Memshima Nongo is the mother of 20-year-old Lupe Nongo Igber, who was also killed. Mrs. Nongo said her complaint was appropriately laid to the community and she hoped the authorities would act.
“Lupe why have you decided to go now? Who will close my eyes when I die? Please God; don’t allow the death of my innocent child to go unpunished,” she wailed continuously.
Also an indigene of Tsekucha, in Mbayion, Mr. Igber was also unable to complete secondary education. He trained as truck driver, like many who ferry cement from Dangote’s factory. It was a living that supported Mr. Igber, his wife, a child, mother, brothers and sisters.
The first truck driver whose father wanted Dangote out of town, was Timothy Terngu Mase, 21, male. He was an indigene of Tse Shie, Mbagar, Mbayion. As a driver, he served with a private company in Obajana, Kogi State, where Mr. Dangote has another cement plant.
He was home on a visit to his family when the troops invaded his community.
Mr. Mase’s dream was building a truck-driving school in Gboko to enable indigent youths acquire the skill which had made him self-reliant. When the bullets flew in his town, he was hit in the heart.
Myom Mbaume, 25, male, was also killed.
A small scale grower of yam, millet, guinea corn and maize, from Tsekucha, he left behind a wife, two children, a mother and five siblings. His devastating family said they needed nothing but justice for his killers.
In the fourth coffin was Aondoyima Tyokase, 26, male from Tombo, Mbatsaase Tse-Orban in Buruku Local Government Area also of Benue State.
Without an education, he trained as a barber and opened a shop near Dangote Cement factory. Popularly known as Chief Barber, it was Mr. Tyokase who barbed most of the guards at Mr. Dangote’s expansive plant. When troops came calling with their bullets, that familiarity did not help.
Iornenge Anum, 35, male, an indigene of Igber, Tsekucha, was next. He was a carpenter and his workshop was located near the cement factory. Mr. Anum left behind a wife and three daughters, all in primary school.
Then there was Aondoakura Tseeneke, a 36-year-old man and the oldest of those killed. He had three wives and five children. He was an indigene of Tse Hon, Mbawav, Mbayion in Gboko Local Government Area. Mr. Tseeneke sold retailed cooking gas at a shop near Dangote Cement Company. The rampaging soldiers shot him in front of his house, witnesses said.

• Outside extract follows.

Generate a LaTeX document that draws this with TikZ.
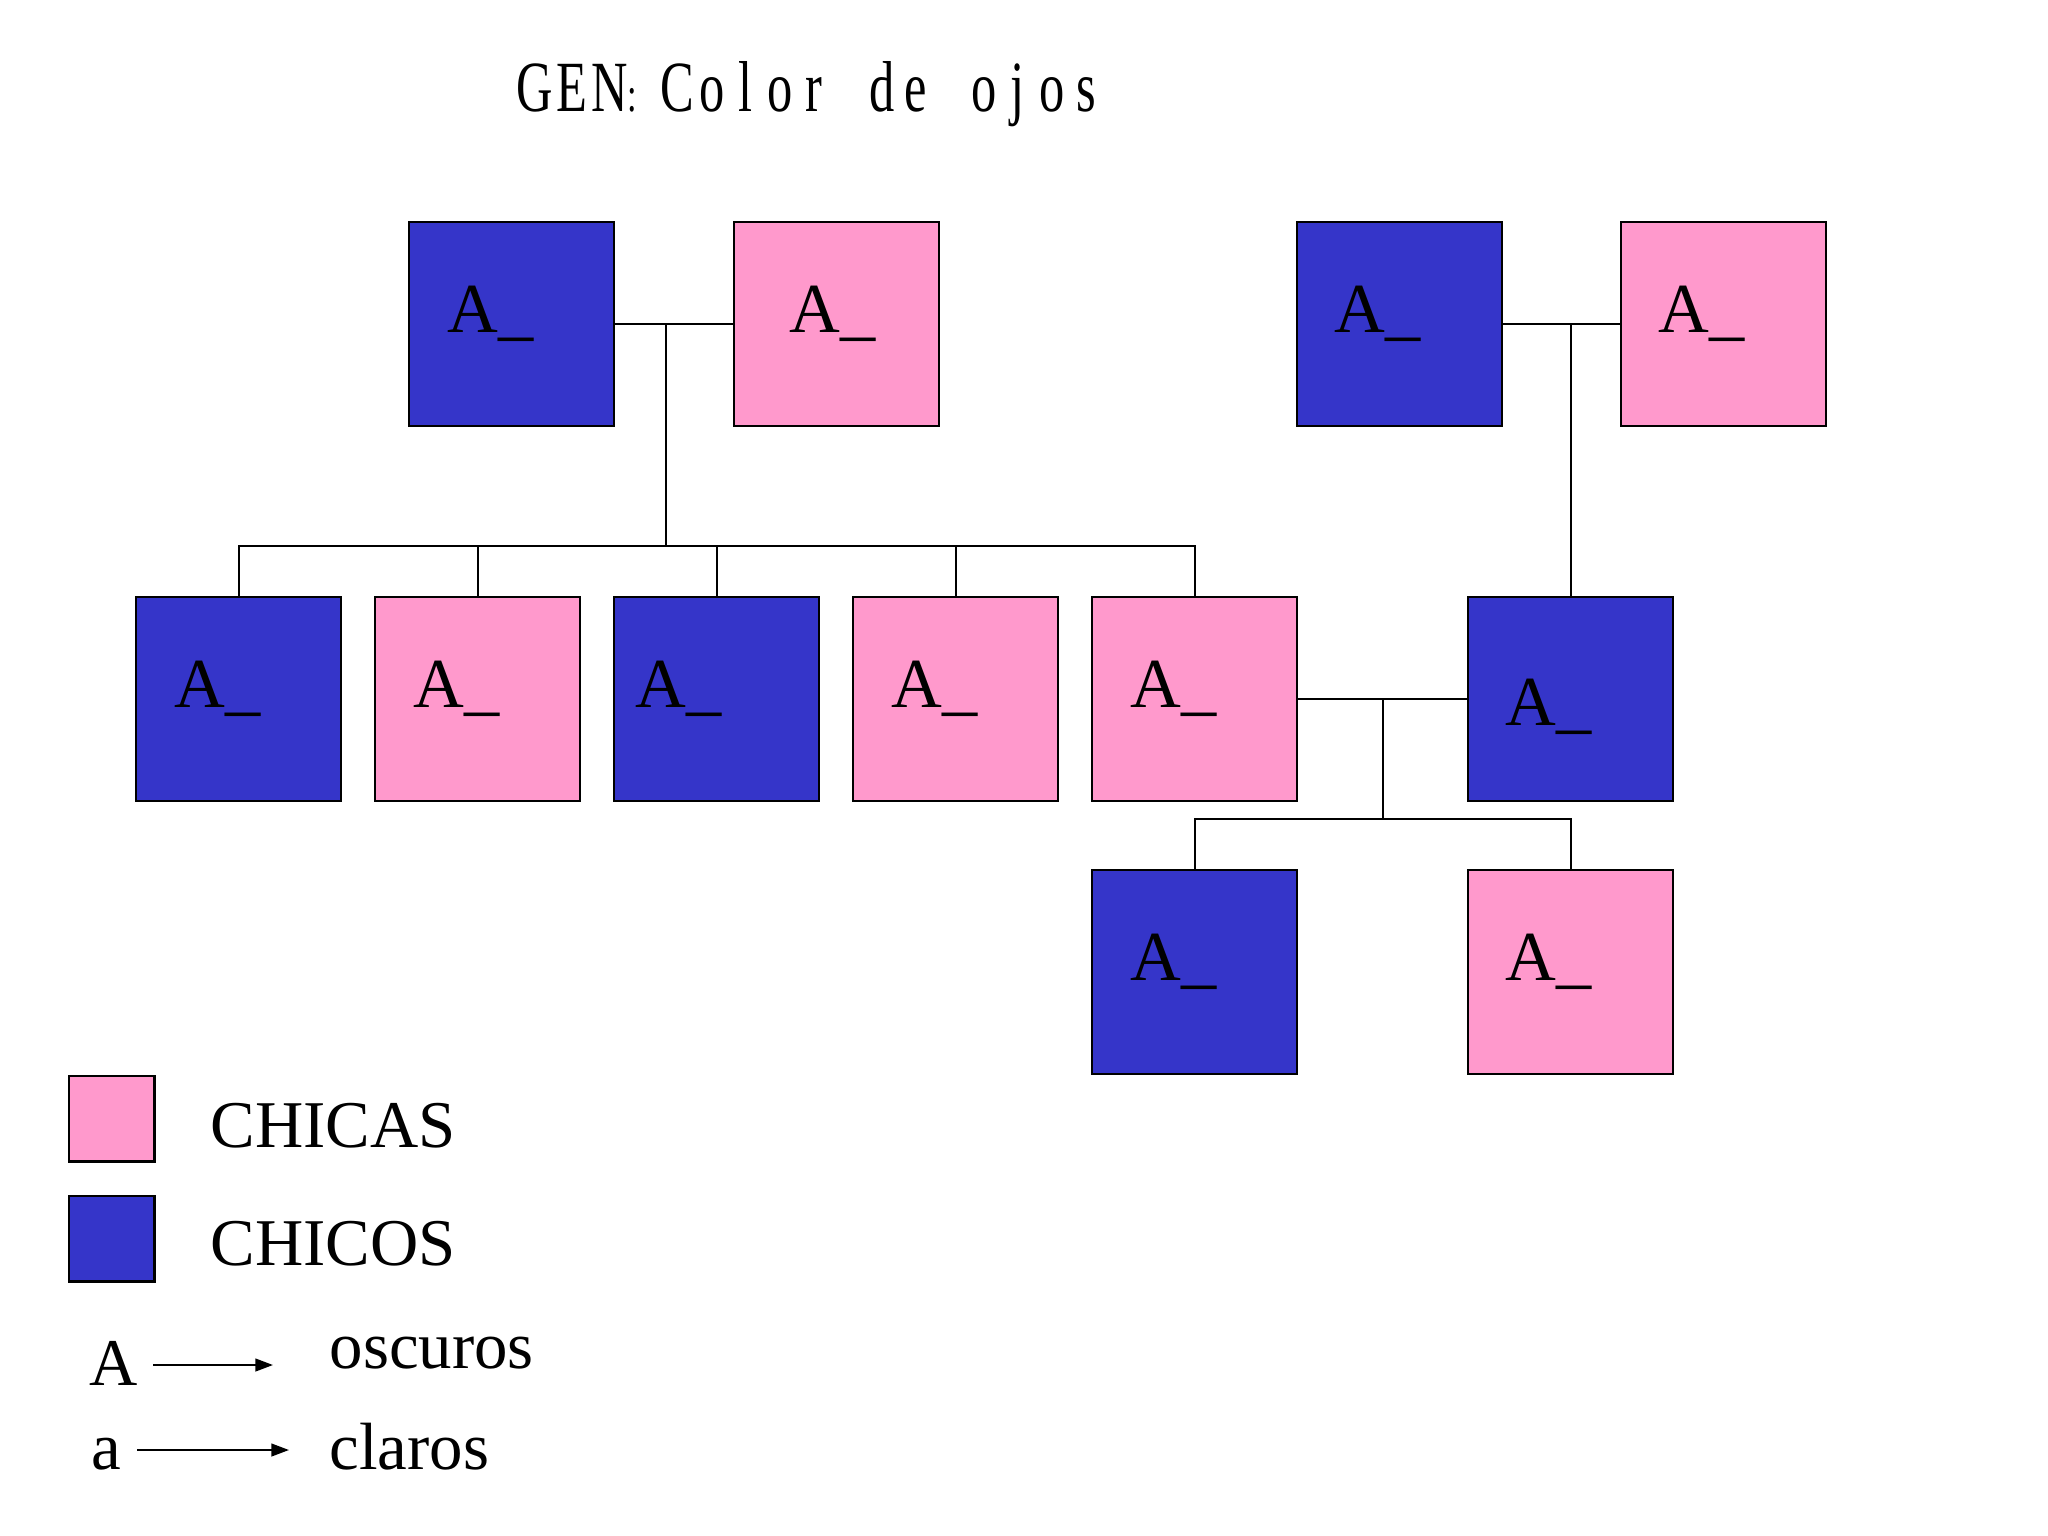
\documentclass[tikz,border=0pt]{standalone}
\usepackage{fontspec}
\setmainfont{Liberation Serif}
\newfontfamily\titlefont[FakeStretch=0.7]{Liberation Serif}
\usetikzlibrary{arrows.meta,calc}
\definecolor{boyblue}{HTML}{3535C9}
\definecolor{girlpink}{HTML}{FF99CC}
\newcommand\titlewide[1]{\makebox[0.37cm][c]{#1}}
\newcommand\titlecell[1]{\makebox[0.34cm][c]{#1}}
\begin{document}
\begin{tikzpicture}[x=0.01cm,y=-0.01cm,
  box/.style={draw=black, line width=0.7pt, minimum width=2.05cm, minimum height=2.04cm, inner sep=0pt, outer sep=0pt, anchor=north west},
  boy/.style={box, fill=boyblue},
  girl/.style={box, fill=girlpink},
  legbox/.style={draw=black, line width=0.7pt, minimum width=0.85cm, minimum height=0.85cm, inner sep=0pt, anchor=north west},
  lbl/.style={anchor=base west, inner sep=0pt, font=\fontsize{20}{24}\selectfont},
  legtxt/.style={anchor=base west, inner sep=0pt, font=\fontsize{19}{23}\selectfont},
  link/.style={line width=0.6pt},
  legarrow/.style={line width=0.6pt, -{Triangle[length=5pt,width=3.6pt]}}]
\useasboundingbox[fill=white] (0,0) rectangle (2048,1536);

% title
\node[anchor=base west, inner sep=0pt, font=\titlefont\fontsize{20.5}{24}\selectfont] (title) at (516,111)
  {\titlewide{G}\titlewide{E}\titlewide{N}\makebox[0.33cm][l]{\fontsize{14}{14}\selectfont :}%
   \titlecell{C}\titlecell{o}\titlecell{l}\titlecell{o}\titlecell{r}\titlecell{}%
   \titlecell{d}\titlecell{e}\titlecell{}%
   \titlecell{o}\titlecell{j}\titlecell{o}\titlecell{s}};

% generation 1
\node[boy]  (f1) at (409,222) {};
\node[girl] (m1) at (734,222) {};
\node[boy]  (f2) at (1297,222) {};
\node[girl] (m2) at (1621,222) {};
% generation 2
\node[boy]  (c1) at (136,597) {};
\node[girl] (c2) at (375,597) {};
\node[boy]  (c3) at (614,597) {};
\node[girl] (c4) at (853,597) {};
\node[girl] (c5) at (1092,597) {};
\node[boy]  (h)  at (1468,597) {};
% generation 3
\node[boy]  (g1) at (1092,870) {};
\node[girl] (g2) at (1468,870) {};

% labels
\node[lbl] (lf1) at ([shift={(38,110)}]f1.north west) {A\_};
\node[lbl] (lm1) at ([shift={(55,110)}]m1.north west) {A\_};
\node[lbl] (lf2) at ([shift={(37,110)}]f2.north west) {A\_};
\node[lbl] (lm2) at ([shift={(37,110)}]m2.north west) {A\_};
\node[lbl] (lc1) at ([shift={(38,110)}]c1.north west) {A\_};
\node[lbl] (lc2) at ([shift={(38,110)}]c2.north west) {A\_};
\node[lbl] (lc3) at ([shift={(21,110)}]c3.north west) {A\_};
\node[lbl] (lc4) at ([shift={(38,110)}]c4.north west) {A\_};
\node[lbl] (lc5) at ([shift={(38,110)}]c5.north west) {A\_};
\node[lbl] (lh)  at ([shift={(37,128)}]h.north west) {A\_};
\node[lbl] (lg1) at ([shift={(38,110)}]g1.north west) {A\_};
\node[lbl] (lg2) at ([shift={(37,110)}]g2.north west) {A\_};

% connectors: first couple
\draw[link] (f1.east) -- (m1.west);
\coordinate (j1) at (666,324);
\coordinate (b1) at (666,546);
\draw[link] (j1) -- (b1);
\draw[link] (c1.north) |- (b1) -| (c5.north);
\draw[link] (c2.north) -- (c2.north |- b1);
\draw[link] (c3.north) -- (c3.north |- b1);
\draw[link] (c4.north) -- (c4.north |- b1);
% second couple
\draw[link] (f2.east) -- (m2.west);
\draw[link] (h.north) -- (h.north |- f2.east);
% third couple
\draw[link] (c5.east) -- (h.west);
\coordinate (j3) at ($(c5.east)!0.5!(h.west)$);
\coordinate (b3) at ($(j3)+(0,120)$);
\draw[link] (j3) -- (b3);
\draw[link] (g1.north) |- (b3) -| (g2.north);

% legend
\node[legbox, fill=girlpink] (lgirl) at (68,1075) {};
\node[legbox, fill=boyblue]  (lboy)  at (68,1195) {};
\node[legtxt] (tgirl) at (210,1147) {CHICAS};
\node[legtxt] (tboy)  at (210,1265) {CHICOS};
\node[legtxt] (kA) at (89,1385) {A};
\node[legtxt] (ka) at (91,1469) {a};
\node[legtxt] (kosc) at (329,1368) {oscuros};
\node[legtxt] (kcla) at (329,1469) {claros};
\coordinate (a1s) at (153,1365);
\coordinate (a1e) at (273,1365);
\coordinate (a2s) at (137,1450);
\coordinate (a2e) at (289,1450);
\draw[legarrow] (a1s) -- (a1e);
\draw[legarrow] (a2s) -- (a2e);
\end{tikzpicture}
\end{document}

The University Teaching Hospital confirmed all died of gunshots.
Loaded one atop another on a Dyna mini-truck, the bodies left Makurdi at about 4.00 p.m. for Gboko. After a two-hour drive, the delegation arrived. And one after the other, the community leaders returned the corpses of the slain youth to their families.
As the coffins were offloaded from the truck, wails and cries rented the air. The community leaders advised that each family conduct private burials to keep the tension down. The crowd called for justice.